The Metaphor of Extinction
The irony seeps into the experience. The scene of visitors illuminated by the glow of their own phones within a space that speaks of human obsolescence resonates like a cruel wink. Walter Benjamin had already pointed out the loss of aura in the age of technical reproduction, but The Shape of the Future confronts us with a more extreme variation: it is not just art that has become replicable, but the very notion of existence. In this sense, the cyborgs in the exhibition seem to align with Donna Haraway and her Cyborg Manifesto: a reinterpretation of the relationship between bodies and technology where identity ceases to be an absolute and becomes a survival strategy.

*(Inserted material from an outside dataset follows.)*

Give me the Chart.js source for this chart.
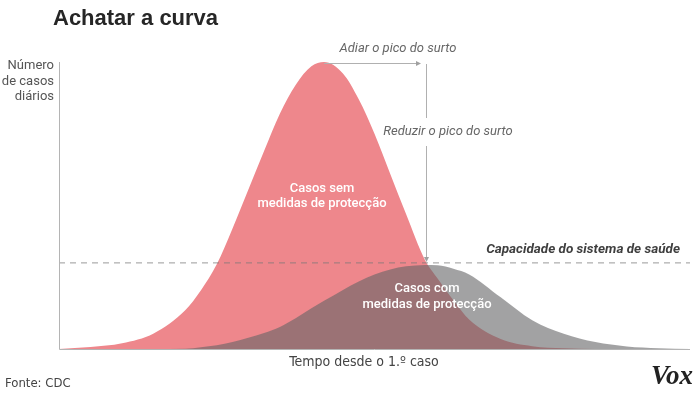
<!DOCTYPE html>
<html>
<head>
<meta charset="utf-8">
<script src="https://cdn.jsdelivr.net/npm/chart.js@4/dist/chart.umd.min.js"></script>
<style>
  html, body { margin: 0; padding: 0; background: #fff; }
  #wrap { position: relative; width: 700px; height: 393px; }
</style>
</head>
<body>
<div id="wrap"><canvas id="myChart" width="700" height="393"></canvas></div>
<script>
// Dados (tempo e casos em unidades relativas 0-100)
var tempo = [0, 5, 10, 15, 20, 22.5, 25, 27.5, 30, 32.5, 35, 37.5, 40, 42, 45, 47.5, 50, 52.5, 55, 58, 60, 62.5, 65, 70, 75, 80, 85, 90, 95, 100];
var semMedidas = [0, 0.7, 2, 5.4, 13.5, 20.5, 29.5, 42, 55.5, 69, 82, 92, 98.5, 100, 96, 87, 75, 61, 47, 31, 24.6, 17, 10.3, 3.5, 1, 0.3, 0, 0, 0, 0];
var comMedidas = [0, 0, 0, 0, 0.1, 0.6, 1.3, 2.4, 3.9, 5.6, 7.7, 10.7, 14.2, 16.8, 20.6, 23.5, 26, 27.7, 28.8, 29.3, 29.2, 28, 26, 18, 10, 5.3, 2.4, 0.9, 0.3, 0];
var capacidade = 30;

var titulo = 'Achatar a curva';
var eixoY = ['Número', 'de casos', 'diários'];
var eixoX = 'Tempo desde o 1.º caso';
var fonte = 'Fonte: CDC';

//-----------------

function pontos(valores){
    var res = [];
    for (var i = 0; i < tempo.length; i++) {
        res.push({x: tempo[i], y: valores[i]});
    }
    return res;
}

function indiceMax(array){
    var idx = 0;
    for (var i = 1; i < array.length; i++) if (array[i] > array[idx]) idx = i;
    return idx;
}

function seta(ctx, x, y, dir){
    ctx.beginPath();
    if (dir == 'right') {
        ctx.moveTo(x, y); ctx.lineTo(x - 5, y - 2.5); ctx.lineTo(x - 5, y + 2.5);
    } else {
        ctx.moveTo(x, y); ctx.lineTo(x - 2.5, y - 5); ctx.lineTo(x + 2.5, y - 5);
    }
    ctx.closePath();
    ctx.fill();
}

var textos = {
    id: 'textos',
    afterDatasetsDraw: function(chart){
        var ctx = chart.ctx;
        var xs = chart.scales.x, ys = chart.scales.y;
        var left = xs.getPixelForValue(0), right = xs.getPixelForValue(100);
        var bottom = ys.getPixelForValue(0), top = ys.getPixelForValue(100);
        ctx.save();

        // eixos
        ctx.strokeStyle = '#b4b4b4';
        ctx.lineWidth = 1;
        ctx.beginPath();
        ctx.moveTo(left + 0.5, top);
        ctx.lineTo(left + 0.5, bottom + 0.5);
        ctx.lineTo(right, bottom + 0.5);
        ctx.stroke();

        // setas
        var iPico = indiceMax(semMedidas), iPico2 = indiceMax(comMedidas);
        var xPico = xs.getPixelForValue(tempo[iPico]);
        var yPico = ys.getPixelForValue(semMedidas[iPico]);
        var xPico2 = xs.getPixelForValue(tempo[iPico2]) + 1;
        var yCap = ys.getPixelForValue(capacidade);
        ctx.strokeStyle = '#b0b0b0';
        ctx.fillStyle = '#a0a0a0';
        ctx.beginPath();
        ctx.moveTo(xPico, yPico + 1.5);
        ctx.lineTo(xPico2 - 6, yPico + 1.5);
        ctx.stroke();
        seta(ctx, xPico2 - 5, yPico + 1.5, 'right');

        ctx.beginPath();
        ctx.moveTo(Math.round(xPico2) + 0.5, yPico + 2);
        ctx.lineTo(Math.round(xPico2) + 0.5, 118);
        ctx.moveTo(Math.round(xPico2) + 0.5, 146);
        ctx.lineTo(Math.round(xPico2) + 0.5, yCap - 2);
        ctx.stroke();
        seta(ctx, Math.round(xPico2) + 0.5, yCap - 1, 'down');

        // título
        ctx.fillStyle = '#262626';
        ctx.font = 'bold 22px "Liberation Sans", Arial, sans-serif';
        ctx.textAlign = 'left';
        ctx.textBaseline = 'middle';
        ctx.fillText(titulo, 53, 19);

        // rótulo do eixo y
        ctx.fillStyle = '#555';
        ctx.font = '13px "Roboto", sans-serif';
        ctx.textAlign = 'right';
        for (var i = 0; i < eixoY.length; i++) {
            ctx.fillText(eixoY[i], 54, 66 + i * 15.5);
        }

        // anotações
        ctx.fillStyle = '#666';
        ctx.font = 'italic 13px "Roboto", sans-serif';
        ctx.textAlign = 'center';
        ctx.fillText('Adiar o pico do surto', 398, 49);
        ctx.fillText('Reduzir o pico do surto', 448, 132);

        ctx.fillStyle = '#3f3f3f';
        ctx.font = 'italic bold 13.5px "Roboto", sans-serif';
        ctx.textAlign = 'right';
        ctx.fillText('Capacidade do sistema de saúde', 680, 250);

        ctx.fillStyle = '#ffffff';
        ctx.font = '500 13px "Roboto", sans-serif';
        ctx.textAlign = 'center';
        ctx.fillText('Casos sem', 322, 189);
        ctx.fillText('medidas de protecção', 322, 204);
        ctx.fillText('Casos com', 427, 289);
        ctx.fillText('medidas de protecção', 427, 305);

        // eixo x e fonte
        ctx.fillStyle = '#444';
        ctx.font = '14px "Liberation Sans Narrow", "DejaVu Sans Condensed", "Roboto", sans-serif';
        ctx.fillText(eixoX, 364, 362);
        ctx.textAlign = 'left';
        ctx.font = '13px "Liberation Sans Narrow", "DejaVu Sans Condensed", "Roboto", sans-serif';
        ctx.fillText(fonte, 5, 384);

        // logo
        ctx.fillStyle = '#222';
        ctx.font = 'italic bold 27px "Liberation Serif", "DejaVu Serif", serif';
        ctx.textAlign = 'right';
        ctx.fillText('Vox', 693, 377);

        ctx.restore();
    }
};

var ctx = document.getElementById('myChart').getContext('2d');
var chart = new Chart(ctx, {
    type: 'line',
    data: {
        datasets: [{
            label: 'Casos sem medidas de protecção',
            data: pontos(semMedidas),
            backgroundColor: 'rgb(238,135,140)',
            borderWidth: 0,
            fill: 'origin',
            pointRadius: 0,
            cubicInterpolationMode: 'monotone',
            order: 3
        }, {
            label: 'Casos com medidas de protecção',
            data: pontos(comMedidas),
            backgroundColor: 'rgba(100,100,102,0.6)',
            borderWidth: 0,
            fill: 'origin',
            pointRadius: 0,
            cubicInterpolationMode: 'monotone',
            order: 2
        }, {
            label: 'Capacidade do sistema de saúde',
            data: [{x: 0, y: capacidade}, {x: 100, y: capacidade}],
            borderColor: 'rgba(120,120,120,0.75)',
            borderWidth: 1,
            borderDash: [6, 5],
            fill: false,
            pointRadius: 0,
            order: 1
        }]
    },
    options: {
        animation: false,
        responsive: false,
        events: [],
        layout: { padding: { left: 59, right: 10, top: 62, bottom: 44 } },
        plugins: { legend: { display: false }, tooltip: { enabled: false } },
        scales: {
            x: { type: 'linear', min: 0, max: 100, display: false },
            y: { type: 'linear', min: 0, max: 100, display: false }
        }
    },
    plugins: [textos]
});
</script>
</body>
</html>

Here there is no nostalgia or resistance; the machines have already taken the reins and do so without drama. Terraforming, prosthetics, generative AI, and quantum speculation are merely outlines of a world where the history of being human is just an irrelevant datum in the code of something more vast. The artificial no longer emulates the natural; it has subsumed it.
The Future as a Loop We Already Know
The choice of a visual language based on meticulous drawings that are then digitally transformed evokes the act of 'translating' one vision to another, as if the human gesture still needed a bridge to the machine. But what if the process were already happening in reverse? What if we are the ones being decoded by the algorithms?
The Shape of the Future is not a revelation, but a loop. We are not seeing a distant possibility, but the iteration of an idea that has already taken shape in our way of perceiving, acting, and inhabiting the present. It is the moment when dystopia ceases to be a warning and becomes a daily datum. What is unsettling is that, upon leaving the exhibition, the feeling of strangeness does not dissolve. We are left wondering whether the fiction was in the room or if we brought it with us from before.